I also look at this as a good time for a source purge, those
developers who refuse to support, or update their code
should be left behind.  The code that is not supported, or
lacks developers likewise should be left behind, or if its
important then they should work on a port. All one has to do
is look at the orphaned code in debian, how much of this
stuff would people actually miss if it was dropped, if it is
important than the developers can support it. What this
shows me is that developers don't care one way or the other,
and if that is the case then they deserve to be left behind.

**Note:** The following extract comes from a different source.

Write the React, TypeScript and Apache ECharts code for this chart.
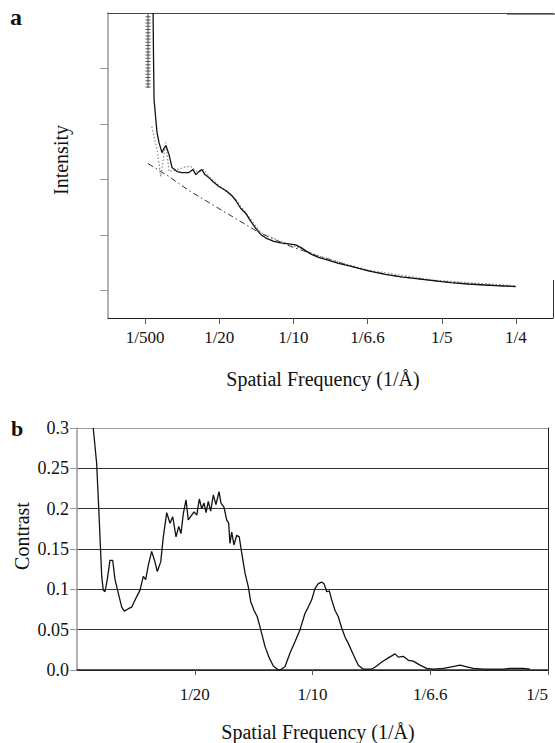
import React, { useEffect, useRef } from "react";
import * as echarts from "echarts";

// Panel a: x positions are tick indices (0 = 1/500 ... 5 = 1/4), y in tick units
const aTickLabels = ["1/500", "1/20", "1/10", "1/6.6", "1/5", "1/4"];
const aTickValues = [0, 1, 2, 3, 4, 5];
const aYTickValues = [0, 1, 2, 3, 4];

const intensityX = [0.108,0.114,0.121,0.161,0.188,0.228,0.255,0.282,0.323,0.363,0.430,0.497,0.591,0.645,0.685,0.726,0.766,0.806,0.860,0.914,0.995,1.089,1.169,1.223,1.290,1.358,1.425,1.492,1.559,1.640,1.734,1.828,1.935,2.030,2.110,2.177,2.245,2.339,2.433,2.608,2.782,3.011,3.239,3.454,3.683,3.911,4.126,4.355,4.583,4.798,4.997];
const intensityY = [5.0,4.155,3.435,2.842,2.662,2.482,2.56,2.608,2.446,2.212,2.14,2.122,2.122,2.176,2.086,2.14,2.176,2.086,2.032,1.96,1.871,1.799,1.709,1.619,1.475,1.385,1.241,1.115,1.007,0.935,0.881,0.854,0.836,0.818,0.764,0.701,0.647,0.594,0.558,0.486,0.432,0.351,0.288,0.243,0.207,0.171,0.138,0.113,0.095,0.081,0.067];

const backgroundX = [0.040,0.323,0.591,0.860,1.129,1.398,1.559,1.774,1.962,2.137,2.312,2.473,2.782,3.011,3.239,3.454,3.683,3.911,4.126,4.355,4.583,4.798,4.997];
const backgroundY = [2.284,2.050,1.799,1.583,1.367,1.151,1.025,0.899,0.791,0.710,0.629,0.567,0.432,0.351,0.288,0.243,0.207,0.171,0.138,0.113,0.095,0.081,0.067];

const fitX = [0.090,0.161,0.211,0.278,0.323,0.430,0.551,0.618,0.699,0.793,0.887,0.995,1.223,1.559,1.828,2.030,2.339,3.011,3.911,4.997];
const fitY = [2.950,2.536,2.050,2.662,2.140,2.176,2.230,2.230,2.140,2.176,2.014,1.888,1.637,1.043,0.881,0.791,0.612,0.360,0.180,0.081];

const hatchX = [0.040, 0.040];
const hatchY = [5.0, 3.65];

// Panel b: x positions are tick indices (1 = 1/20 ... 4 = 1/5)
const bTickLabels = ["", "1/20", "1/10", "1/6.6", "1/5"];
const bTickValues = [1, 2, 3, 4];

const contrastX = [0.138,0.167,0.189,0.210,0.223,0.238,0.257,0.280,0.303,0.323,0.351,0.380,0.402,0.436,0.465,0.507,0.535,0.563,0.583,0.606,0.634,0.662,0.682,0.711,0.733,0.762,0.790,0.813,0.841,0.864,0.883,0.903,0.926,0.945,0.974,0.994,1.017,1.039,1.059,1.079,1.096,1.115,1.135,1.158,1.180,1.206,1.223,1.248,1.271,1.288,1.299,1.314,1.333,1.356,1.378,1.399,1.427,1.455,1.475,1.503,1.531,1.560,1.597,1.633,1.667,1.710,1.724,1.766,1.809,1.851,1.894,1.936,1.964,1.993,2.021,2.049,2.078,2.098,2.121,2.143,2.163,2.191,2.219,2.248,2.276,2.304,2.347,2.389,2.431,2.503,2.545,2.588,2.644,2.701,2.729,2.771,2.814,2.856,2.913,2.970,3.026,3.111,3.182,3.253,3.310,3.366,3.451,3.620,3.677,3.790,3.847];
const contrastY = [0.300,0.256,0.186,0.116,0.099,0.097,0.112,0.136,0.136,0.112,0.095,0.078,0.073,0.076,0.078,0.091,0.099,0.116,0.112,0.130,0.147,0.134,0.122,0.134,0.165,0.195,0.182,0.190,0.165,0.178,0.169,0.194,0.211,0.186,0.192,0.196,0.192,0.212,0.200,0.207,0.195,0.209,0.197,0.217,0.205,0.221,0.207,0.202,0.186,0.182,0.157,0.171,0.155,0.167,0.165,0.145,0.120,0.103,0.085,0.074,0.066,0.050,0.029,0.015,0.005,0.000,0.000,0.004,0.021,0.035,0.050,0.070,0.078,0.087,0.101,0.107,0.109,0.107,0.097,0.098,0.087,0.074,0.066,0.052,0.041,0.033,0.019,0.006,0.001,0.001,0.005,0.010,0.015,0.020,0.016,0.017,0.012,0.011,0.006,0.002,0.001,0.002,0.004,0.006,0.004,0.002,0.001,0.001,0.002,0.002,0.001];

const FONT = "Liberation Serif";

function zip(xs: number[], ys: number[]) {
  const n = Math.min(xs.length, ys.length);
  const out: number[][] = [];
  for (let i = 0; i < n; i++) out.push([xs[i], ys[i]]);
  return out;
}

function titleText(x: number, y: number, text: string, size: number, rotate = 0, bold = false, align = "center") {
  return {
    type: "text",
    x,
    y,
    rotation: rotate,
    style: {
      text,
      fontFamily: FONT,
      fontSize: size,
      fontWeight: bold ? "bold" : "normal",
      fill: "#111",
      align,
      verticalAlign: "middle",
    },
  };
}

export default function App() {
  const ref = useRef<HTMLDivElement>(null);

  useEffect(() => {
    if (!ref.current) return;
    const chart = echarts.init(ref.current, null, { renderer: "svg" });
    const option: any = {
      animation: false,
      backgroundColor: "#ffffff",
      textStyle: { fontFamily: FONT },
      grid: [
        { left: 108, right: 2, top: 13, bottom: 425, containLabel: false },
        { left: 77, right: 7, top: 428, bottom: 73, containLabel: false },
      ],
      xAxis: [
        {
          gridIndex: 0,
          type: "value",
          min: -0.5,
          max: 5.5,
          axisLine: { show: true, onZero: false, lineStyle: { color: "#222", width: 1.2 } },
          axisTick: { show: true, customValues: aTickValues, length: 6, lineStyle: { color: "#555" } },
          axisLabel: {
            show: true,
            customValues: aTickValues,
            formatter: (v: number) => aTickLabels[Math.round(v)] ?? "",
            fontFamily: FONT,
            fontSize: 17,
            color: "#111",
            margin: 11,
          },
          splitLine: { show: false },
        },
        {
          gridIndex: 0,
          type: "value",
          position: "top",
          min: -0.5,
          max: 5.5,
          axisLine: { show: true, onZero: false, lineStyle: { color: "#444", width: 1 } },
          axisTick: { show: false },
          axisLabel: { show: false },
          splitLine: { show: false },
        },
        {
          gridIndex: 1,
          type: "value",
          min: 0,
          max: 4,
          interval: 1,
          axisLine: { show: true, onZero: false, lineStyle: { color: "#222", width: 1.5 } },
          axisTick: { show: true, customValues: bTickValues, length: 5, lineStyle: { color: "#555" } },
          axisLabel: {
            show: true,
            formatter: (v: number) => bTickLabels[Math.round(v)] ?? "",
            showMinLabel: false,
            alignMaxLabel: "right",
            fontFamily: FONT,
            fontSize: 17,
            color: "#111",
            margin: 16,
          },
          splitLine: { show: false },
        },
      ],
      yAxis: [
        {
          gridIndex: 0,
          type: "value",
          min: -0.5,
          max: 5,
          axisLine: { show: true, onZero: false, lineStyle: { color: "#999", width: 1.5 } },
          axisTick: { show: true, customValues: aYTickValues, length: 8, lineStyle: { color: "#999" } },
          axisLabel: { show: false },
          splitLine: { show: false },
        },
        {
          gridIndex: 1,
          type: "value",
          min: 0,
          max: 0.3,
          interval: 0.05,
          axisLine: { show: true, onZero: false, lineStyle: { color: "#999", width: 1.5 } },
          axisTick: { show: true, length: 7, lineStyle: { color: "#999" } },
          axisLabel: {
            show: true,
            formatter: (v: number) => (v === 0 ? "0.0" : String(+v.toFixed(2))),
            fontFamily: FONT,
            fontSize: 18,
            color: "#111",
            margin: 8,
          },
          splitLine: {
            show: true,
            lineStyle: { color: ["#333", "#333", "#333", "#333", "#333", "#333", "#999"], width: 1 },
          },
        },
        {
          gridIndex: 1,
          type: "value",
          position: "right",
          min: 0,
          max: 0.3,
          axisLine: { show: true, onZero: false, lineStyle: { color: "#222", width: 1 } },
          axisTick: { show: false },
          axisLabel: { show: false },
          splitLine: { show: false },
        },
      ],
      series: [
        {
          name: "hatch-core",
          type: "line",
          xAxisIndex: 0,
          yAxisIndex: 0,
          data: zip(hatchX, hatchY),
          showSymbol: false,
          lineStyle: { color: "#444", width: 1 },
          z: 3,
        },
        {
          name: "hatch-marks",
          type: "line",
          xAxisIndex: 0,
          yAxisIndex: 0,
          data: zip(hatchX, hatchY),
          showSymbol: false,
          lineStyle: { color: "#555", width: 5, type: [1, 2.2] },
          z: 3,
        },
        {
          name: "background",
          type: "line",
          xAxisIndex: 0,
          yAxisIndex: 0,
          data: zip(backgroundX, backgroundY),
          showSymbol: false,
          lineStyle: { color: "#333", width: 1, type: [6, 3, 1.5, 3] },
          z: 3,
        },
        {
          name: "fit",
          type: "line",
          xAxisIndex: 0,
          yAxisIndex: 0,
          data: zip(fitX, fitY),
          showSymbol: false,
          lineStyle: { color: "#888", width: 1.2, type: [1.5, 2] },
          z: 3,
        },
        {
          name: "intensity",
          type: "line",
          xAxisIndex: 0,
          yAxisIndex: 0,
          data: zip(intensityX, intensityY),
          showSymbol: false,
          lineStyle: { color: "#111", width: 1.3 },
          z: 4,
        },
        {
          name: "contrast",
          type: "line",
          xAxisIndex: 2,
          yAxisIndex: 1,
          data: zip(contrastX, contrastY),
          showSymbol: false,
          lineStyle: { color: "#111", width: 1.3 },
          z: 4,
        },
      ],
      graphic: [
        titleText(10, 17, "a", 24, 0, true, "left"),
        titleText(11, 428, "b", 22, 0, true, "left"),
        titleText(61, 160, "Intensity", 20, Math.PI / 2),
        titleText(21.5, 536, "Contrast", 20, Math.PI / 2),
        titleText(323, 379, "Spatial Frequency (1/Å)", 20),
        titleText(318, 732, "Spatial Frequency (1/Å)", 20),
        {
          type: "line",
          shape: { x1: 553.5, y1: 280, x2: 553.5, y2: 318 },
          style: { stroke: "#333", lineWidth: 1 },
        },
        {
          type: "line",
          shape: { x1: 507, y1: 14, x2: 555, y2: 14 },
          style: { stroke: "#666", lineWidth: 1.5 },
        },
      ],
    };
    chart.setOption(option);
    return () => chart.dispose();
  }, []);

  return (
    <div
      ref={ref}
      style={{ position: "absolute", left: 0, top: 0, width: 555, height: 743, background: "#fff" }}
    />
  );
}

As far as apt and dpkg is concerned sure the idea of fixing
them for support sounds good, but is it necessary? I think
that the developers of these packages should consider the
marketplace in say 12-24 months see just where their
developer time should be spent. I would rather see, better
code, bug fixes, and overall stability then a fix for
something that is getting phased out.

Once again this thread is a rehash of what took place a few
years ago about pure 64. I think the same methods apply, but
with more upto date information, all one has to do is look
at what the market, and the community wants. But for the
same reason why pure 64 was done applys now. I am sure that
some people will always want a multi-arch just becasue it
looks good, also thats why some people get upset when their
favorite arch is obsolete. What we need to focus on is the
right now, and the future we need to fix the problems that
will affect us now or that are looming. We all know that
etch can not take as much time as sarge, we know that other
distro's even Debian's siblings are in good form. Maybe we
need to evaluate our development and focus on what should be
the real concerns of the project.

I am sure not eveyone will be happy, after all this is
Debian, this is open source its not like its going to stop
some people from doing what they want to anyway.